begin
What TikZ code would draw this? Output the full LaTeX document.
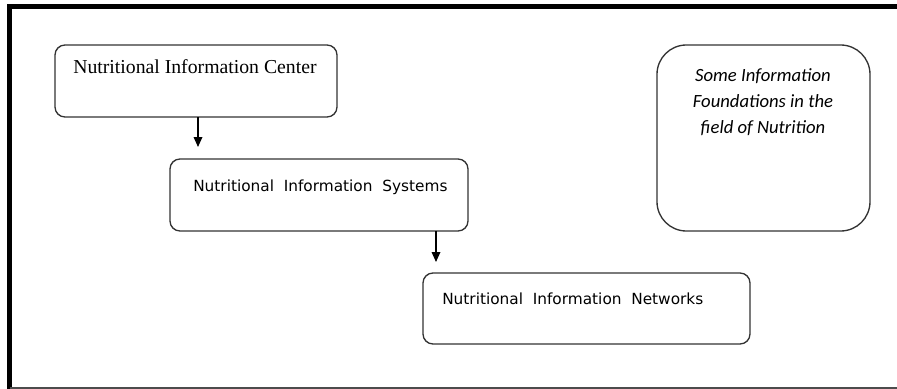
\documentclass[tikz,border=0pt]{standalone}
\usepackage{fontspec}
\setmainfont{Liberation Serif}
\newfontfamily\boxsans{DejaVu Sans}
\newfontfamily\calib{Carlito}
\usetikzlibrary{arrows.meta}
\definecolor{edge}{HTML}{333333}
\begin{document}
\begin{tikzpicture}[x=0.75pt,y=-0.75pt,
  box/.style={draw=edge, line width=1pt, rounded corners=7.5pt, inner sep=0pt, outer sep=0pt},
  txt/.style={anchor=base west, inner sep=0pt, text=black},
  flow/.style={-{Triangle[length=7.5pt,width=6.5pt]}, line width=0.9pt, black}]
\useasboundingbox (0,0) rectangle (897,389);
% frame
\draw[line width=3.75pt, line cap=rect] (9.8,389) -- (9.8,6.8) -- (897,6.8);
\draw[line width=1.5pt, black!70] (9.8,387.5) -- (897,387.5);
% boxes
\node[box, minimum width=211.5pt, minimum height=54pt] (b1) at (196,81) {};
\node[box, minimum width=223.5pt, minimum height=54pt] (b2) at (319,195) {};
\node[box, minimum width=245.25pt, minimum height=53.25pt] (b3) at (586.5,308.5) {};
\node[box, rounded corners=22pt, minimum width=159.75pt, minimum height=139.5pt] (b4) at (763.5,138) {};
% texts
\node[txt] (t1) at (73,73) {\fontsize{14.8}{17}\selectfont Nutritional Information Center};
\node[txt] (t2) at (193,191) {\boxsans\fontsize{11.5}{14}\selectfont Nutritional\ \ Information\ \ Systems};
\node[txt] (t3) at (442,304) {\boxsans\fontsize{11.5}{14}\selectfont Nutritional\ \ Information\ \ Networks};
\node[anchor=north, inner sep=0pt, align=center, font=\calib\itshape\fontsize{14}{19.5}\selectfont] (t4) at (763,68.5)
  {Some Information\\Foundations in the\\field of Nutrition};
% arrows
\coordinate (a1e) at (198,147);
\coordinate (a2e) at (436,262);
\draw[flow] (b1.south -| a1e) -- (a1e);
\draw[flow] (b2.south -| a2e) -- (a2e);
\end{tikzpicture}
\end{document}
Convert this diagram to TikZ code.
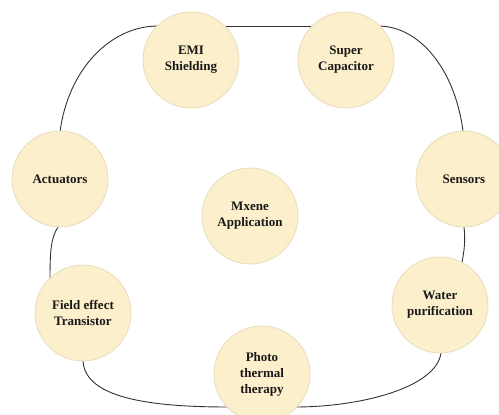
end
→ Description of the task:
Pictures are not part of the copy; reproduce everything else in the records exactly.

→ Complete response:
What TikZ code would draw this? Output the full LaTeX document.
\documentclass[tikz,border=0pt]{standalone}
\usepackage{fontspec}
\setmainfont{Liberation Serif}
\newfontfamily\boxsans{DejaVu Sans}
\newfontfamily\calib{Carlito}
\usetikzlibrary{arrows.meta}
\definecolor{edge}{HTML}{333333}
\begin{document}
\begin{tikzpicture}[x=0.75pt,y=-0.75pt,
  box/.style={draw=edge, line width=1pt, rounded corners=7.5pt, inner sep=0pt, outer sep=0pt},
  txt/.style={anchor=base west, inner sep=0pt, text=black},
  flow/.style={-{Triangle[length=7.5pt,width=6.5pt]}, line width=0.9pt, black}]
\useasboundingbox (0,0) rectangle (897,389);
% frame
\draw[line width=3.75pt, line cap=rect] (9.8,389) -- (9.8,6.8) -- (897,6.8);
\draw[line width=1.5pt, black!70] (9.8,387.5) -- (897,387.5);
% boxes
\node[box, minimum width=211.5pt, minimum height=54pt] (b1) at (196,81) {};
\node[box, minimum width=223.5pt, minimum height=54pt] (b2) at (319,195) {};
\node[box, minimum width=245.25pt, minimum height=53.25pt] (b3) at (586.5,308.5) {};
\node[box, rounded corners=22pt, minimum width=159.75pt, minimum height=139.5pt] (b4) at (763.5,138) {};
% texts
\node[txt] (t1) at (73,73) {\fontsize{14.8}{17}\selectfont Nutritional Information Center};
\node[txt] (t2) at (193,191) {\boxsans\fontsize{11.5}{14}\selectfont Nutritional\ \ Information\ \ Systems};
\node[txt] (t3) at (442,304) {\boxsans\fontsize{11.5}{14}\selectfont Nutritional\ \ Information\ \ Networks};
\node[anchor=north, inner sep=0pt, align=center, font=\calib\itshape\fontsize{14}{19.5}\selectfont] (t4) at (763,68.5)
  {Some Information\\Foundations in the\\field of Nutrition};
% arrows
\coordinate (a1e) at (198,147);
\coordinate (a2e) at (436,262);
\draw[flow] (b1.south -| a1e) -- (a1e);
\draw[flow] (b2.south -| a2e) -- (a2e);
\end{tikzpicture}
\end{document}
Convert this diagram to TikZ code.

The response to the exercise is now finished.